**Dataset section:**
───

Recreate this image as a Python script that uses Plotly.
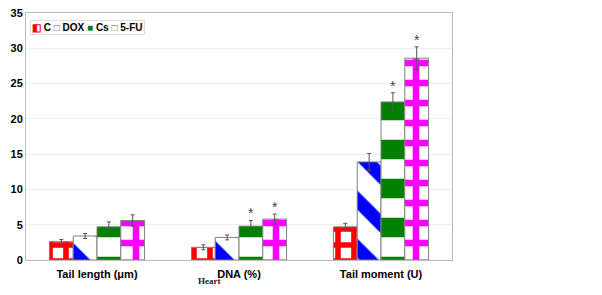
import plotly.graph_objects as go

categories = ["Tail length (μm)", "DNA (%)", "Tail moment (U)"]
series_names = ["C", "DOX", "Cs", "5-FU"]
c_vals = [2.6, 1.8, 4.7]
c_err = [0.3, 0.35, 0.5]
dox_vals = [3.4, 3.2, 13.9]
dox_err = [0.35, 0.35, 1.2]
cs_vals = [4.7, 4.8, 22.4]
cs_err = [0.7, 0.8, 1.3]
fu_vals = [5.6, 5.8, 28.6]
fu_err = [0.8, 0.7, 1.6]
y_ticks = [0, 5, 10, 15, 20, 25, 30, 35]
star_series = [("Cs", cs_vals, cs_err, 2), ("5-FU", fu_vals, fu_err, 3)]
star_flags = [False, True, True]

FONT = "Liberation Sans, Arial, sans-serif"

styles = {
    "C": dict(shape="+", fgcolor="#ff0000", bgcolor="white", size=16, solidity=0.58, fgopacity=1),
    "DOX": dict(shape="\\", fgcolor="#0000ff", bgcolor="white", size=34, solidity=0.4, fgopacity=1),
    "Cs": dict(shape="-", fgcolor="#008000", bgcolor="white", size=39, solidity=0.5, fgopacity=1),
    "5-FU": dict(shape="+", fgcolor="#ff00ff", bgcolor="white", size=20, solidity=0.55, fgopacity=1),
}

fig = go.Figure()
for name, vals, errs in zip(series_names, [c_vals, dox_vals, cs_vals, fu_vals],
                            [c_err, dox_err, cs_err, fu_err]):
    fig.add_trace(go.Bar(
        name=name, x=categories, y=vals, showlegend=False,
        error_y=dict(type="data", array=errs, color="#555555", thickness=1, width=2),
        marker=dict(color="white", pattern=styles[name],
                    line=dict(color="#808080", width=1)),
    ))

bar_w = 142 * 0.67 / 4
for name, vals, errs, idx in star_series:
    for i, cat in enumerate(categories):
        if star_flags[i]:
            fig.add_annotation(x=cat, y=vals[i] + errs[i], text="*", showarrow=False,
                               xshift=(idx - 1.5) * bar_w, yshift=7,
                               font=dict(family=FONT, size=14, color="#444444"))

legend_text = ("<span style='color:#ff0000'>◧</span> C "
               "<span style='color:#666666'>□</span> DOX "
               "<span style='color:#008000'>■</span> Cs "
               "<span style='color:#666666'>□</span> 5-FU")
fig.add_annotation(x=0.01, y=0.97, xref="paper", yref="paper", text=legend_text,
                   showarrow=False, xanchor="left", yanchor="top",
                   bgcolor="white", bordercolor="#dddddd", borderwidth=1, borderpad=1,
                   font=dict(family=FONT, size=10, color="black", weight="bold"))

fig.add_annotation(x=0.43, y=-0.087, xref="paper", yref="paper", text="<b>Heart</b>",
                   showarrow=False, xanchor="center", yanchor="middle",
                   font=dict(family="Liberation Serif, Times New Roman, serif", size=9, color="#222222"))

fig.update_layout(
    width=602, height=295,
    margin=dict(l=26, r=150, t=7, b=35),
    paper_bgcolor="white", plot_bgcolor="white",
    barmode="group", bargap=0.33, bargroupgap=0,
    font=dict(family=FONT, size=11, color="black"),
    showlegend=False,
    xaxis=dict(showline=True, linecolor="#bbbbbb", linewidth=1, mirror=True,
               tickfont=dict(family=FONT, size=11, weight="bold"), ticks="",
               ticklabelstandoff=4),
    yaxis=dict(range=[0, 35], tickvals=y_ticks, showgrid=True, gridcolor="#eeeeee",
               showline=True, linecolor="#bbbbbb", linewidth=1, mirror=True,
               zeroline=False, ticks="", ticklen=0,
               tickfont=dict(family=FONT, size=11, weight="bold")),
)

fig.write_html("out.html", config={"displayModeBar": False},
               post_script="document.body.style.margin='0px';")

───

**Short task:** Give an exact copy of the material, leaving out every picture.

**Written solution:**
Recreate this image as a Python script that uses Plotly.
import plotly.graph_objects as go

categories = ["Tail length (μm)", "DNA (%)", "Tail moment (U)"]
series_names = ["C", "DOX", "Cs", "5-FU"]
c_vals = [2.6, 1.8, 4.7]
c_err = [0.3, 0.35, 0.5]
dox_vals = [3.4, 3.2, 13.9]
dox_err = [0.35, 0.35, 1.2]
cs_vals = [4.7, 4.8, 22.4]
cs_err = [0.7, 0.8, 1.3]
fu_vals = [5.6, 5.8, 28.6]
fu_err = [0.8, 0.7, 1.6]
y_ticks = [0, 5, 10, 15, 20, 25, 30, 35]
star_series = [("Cs", cs_vals, cs_err, 2), ("5-FU", fu_vals, fu_err, 3)]
star_flags = [False, True, True]

FONT = "Liberation Sans, Arial, sans-serif"

styles = {
    "C": dict(shape="+", fgcolor="#ff0000", bgcolor="white", size=16, solidity=0.58, fgopacity=1),
    "DOX": dict(shape="\\", fgcolor="#0000ff", bgcolor="white", size=34, solidity=0.4, fgopacity=1),
    "Cs": dict(shape="-", fgcolor="#008000", bgcolor="white", size=39, solidity=0.5, fgopacity=1),
    "5-FU": dict(shape="+", fgcolor="#ff00ff", bgcolor="white", size=20, solidity=0.55, fgopacity=1),
}

fig = go.Figure()
for name, vals, errs in zip(series_names, [c_vals, dox_vals, cs_vals, fu_vals],
                            [c_err, dox_err, cs_err, fu_err]):
    fig.add_trace(go.Bar(
        name=name, x=categories, y=vals, showlegend=False,
        error_y=dict(type="data", array=errs, color="#555555", thickness=1, width=2),
        marker=dict(color="white", pattern=styles[name],
                    line=dict(color="#808080", width=1)),
    ))

bar_w = 142 * 0.67 / 4
for name, vals, errs, idx in star_series:
    for i, cat in enumerate(categories):
        if star_flags[i]:
            fig.add_annotation(x=cat, y=vals[i] + errs[i], text="*", showarrow=False,
                               xshift=(idx - 1.5) * bar_w, yshift=7,
                               font=dict(family=FONT, size=14, color="#444444"))

legend_text = ("<span style='color:#ff0000'>◧</span> C "
               "<span style='color:#666666'>□</span> DOX "
               "<span style='color:#008000'>■</span> Cs "
               "<span style='color:#666666'>□</span> 5-FU")
fig.add_annotation(x=0.01, y=0.97, xref="paper", yref="paper", text=legend_text,
                   showarrow=False, xanchor="left", yanchor="top",
                   bgcolor="white", bordercolor="#dddddd", borderwidth=1, borderpad=1,
                   font=dict(family=FONT, size=10, color="black", weight="bold"))

fig.add_annotation(x=0.43, y=-0.087, xref="paper", yref="paper", text="<b>Heart</b>",
                   showarrow=False, xanchor="center", yanchor="middle",
                   font=dict(family="Liberation Serif, Times New Roman, serif", size=9, color="#222222"))

fig.update_layout(
    width=602, height=295,
    margin=dict(l=26, r=150, t=7, b=35),
    paper_bgcolor="white", plot_bgcolor="white",
    barmode="group", bargap=0.33, bargroupgap=0,
    font=dict(family=FONT, size=11, color="black"),
    showlegend=False,
    xaxis=dict(showline=True, linecolor="#bbbbbb", linewidth=1, mirror=True,
               tickfont=dict(family=FONT, size=11, weight="bold"), ticks="",
               ticklabelstandoff=4),
    yaxis=dict(range=[0, 35], tickvals=y_ticks, showgrid=True, gridcolor="#eeeeee",
               showline=True, linecolor="#bbbbbb", linewidth=1, mirror=True,
               zeroline=False, ticks="", ticklen=0,
               tickfont=dict(family=FONT, size=11, weight="bold")),
)

fig.write_html("out.html", config={"displayModeBar": False},
               post_script="document.body.style.margin='0px';")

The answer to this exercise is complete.